O Juiz das Garantias no Processo Penal Brasileiro

Redator: Manassés Lopes

O processo penal contemporâneo enfrenta uma transformação que reflete não apenas a necessidade de modernização das estruturas jurídicas, mas também o desafio de superar práticas arraigadas que, muitas vezes, comprometem a imparcialidade e a eficiência da justiça. 

Nesse contexto, a figura do juiz das garantias, introduzida pela Lei 13.964/2019, também conhecido como “Pacote Anticrime”, surge como um instituto inovador em nosso sistema jurídico. 

Em linhas gerais, a figura do juiz das garantias tem como finalidade promover um sistema mais equilibrado e justo, alinhado com os princípios do Estado Democrático de Direito.

Esse novo instituto, contudo, não está sendo de fácil implementação.
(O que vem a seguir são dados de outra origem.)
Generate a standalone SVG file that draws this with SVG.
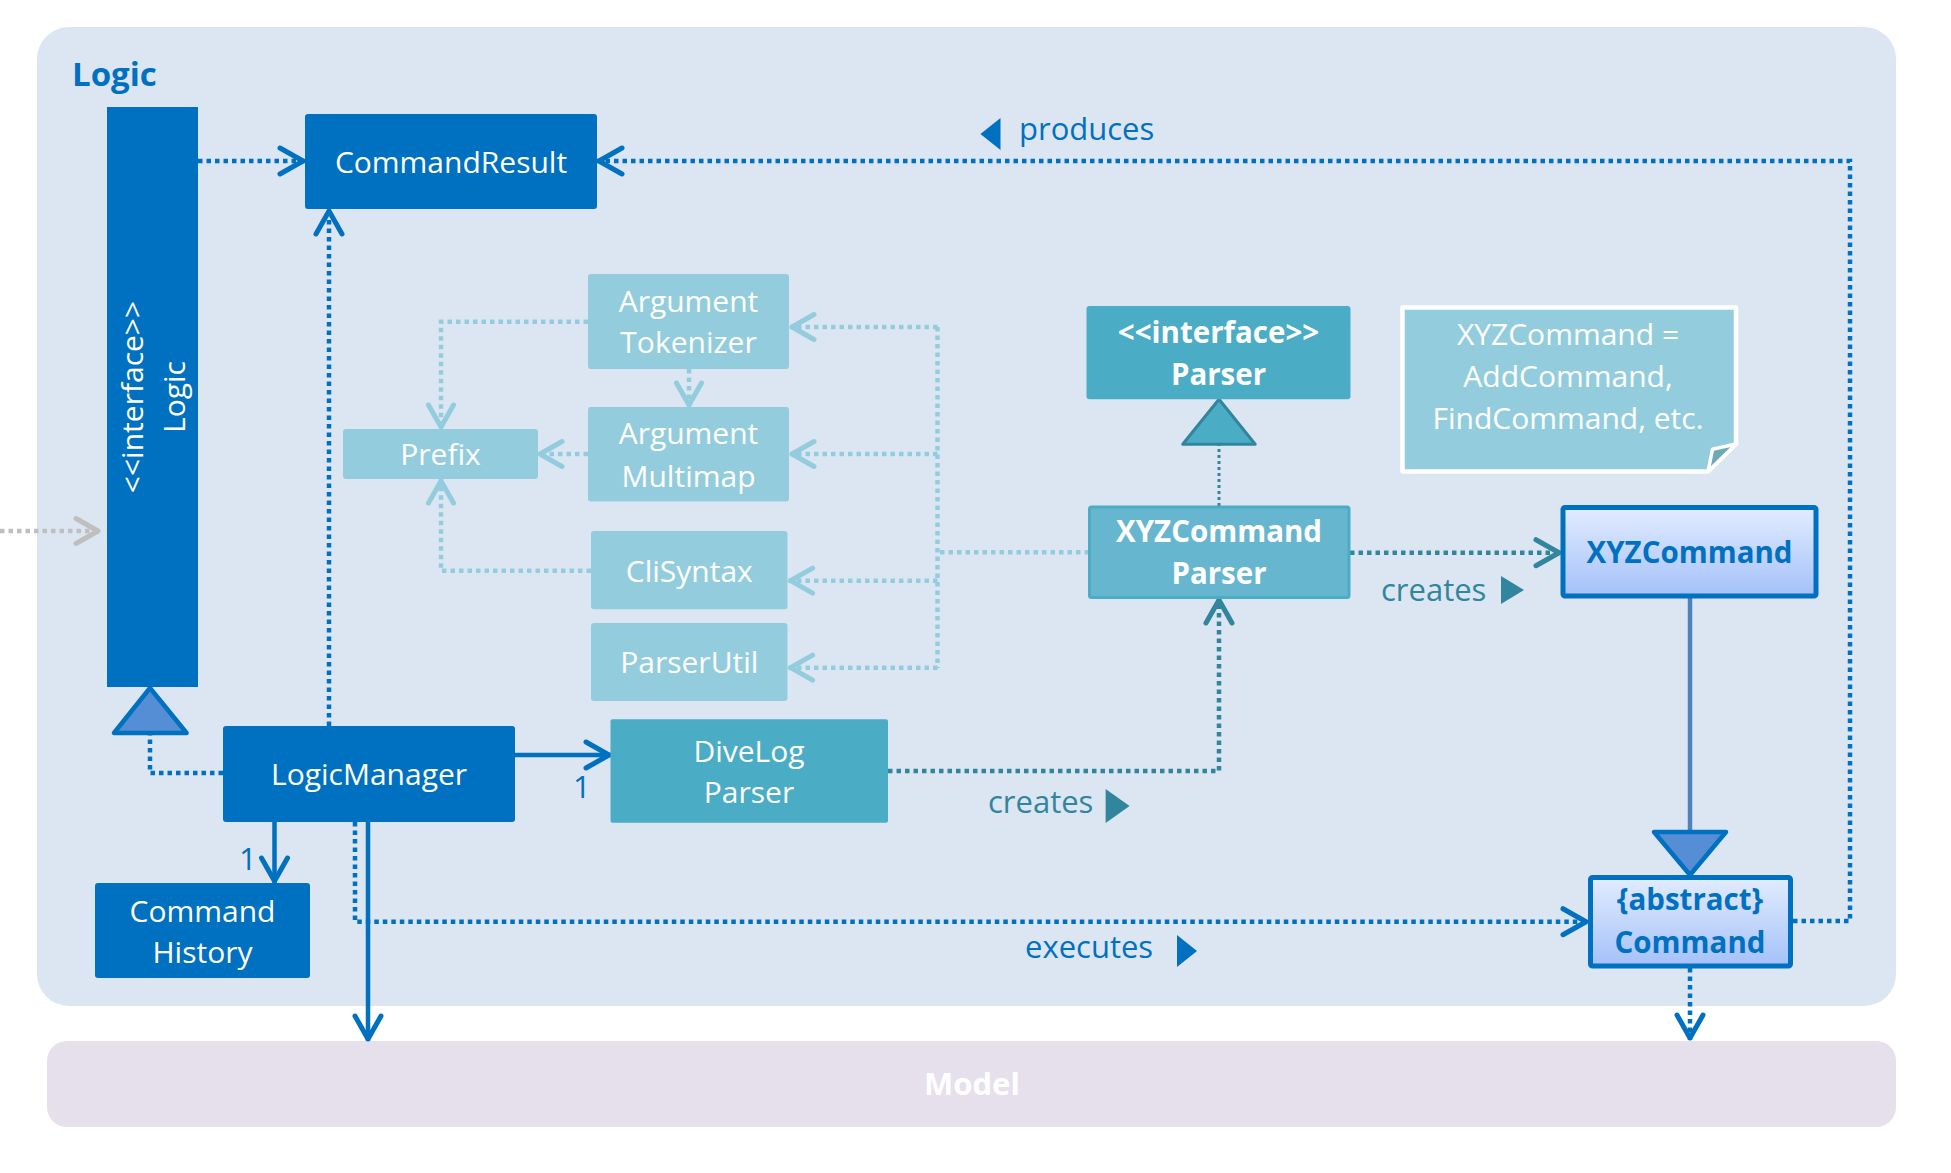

Nesse texto, vamos explorar os contornos desse instituto, suas implicações práticas e os debates que cercam sua implementação.

Como é a estrutura do juiz das garantias?

Com previsão expressa no artigo 3º-B do Código de Processo Penal, o juiz das garantias é responsável por supervisionar a fase investigativa de processos criminais. 

Segundo o Código de Processo Penal, o juiz das garantias é responsável pelo controle da legalidade da investigação criminal e pela salvaguarda dos direitos individuais cuja franquia tenha sido reservada à autorização prévia do Poder Judiciário.

Como se observa pela legislação, a atuação do juiz das garantias diz respeito ao controle da legalidade da investigação e à salvaguarda dos direitos individuais do investigado. 

Dentre as competências previstas pela legislação, o juiz das garantias está autorizado a realizar a aplicação de medidas cautelares como prisões preventivas, interceptações telefônicas e buscas e apreensões, além de supervisionar os atos investigatórios realizados pela autoridade policial. 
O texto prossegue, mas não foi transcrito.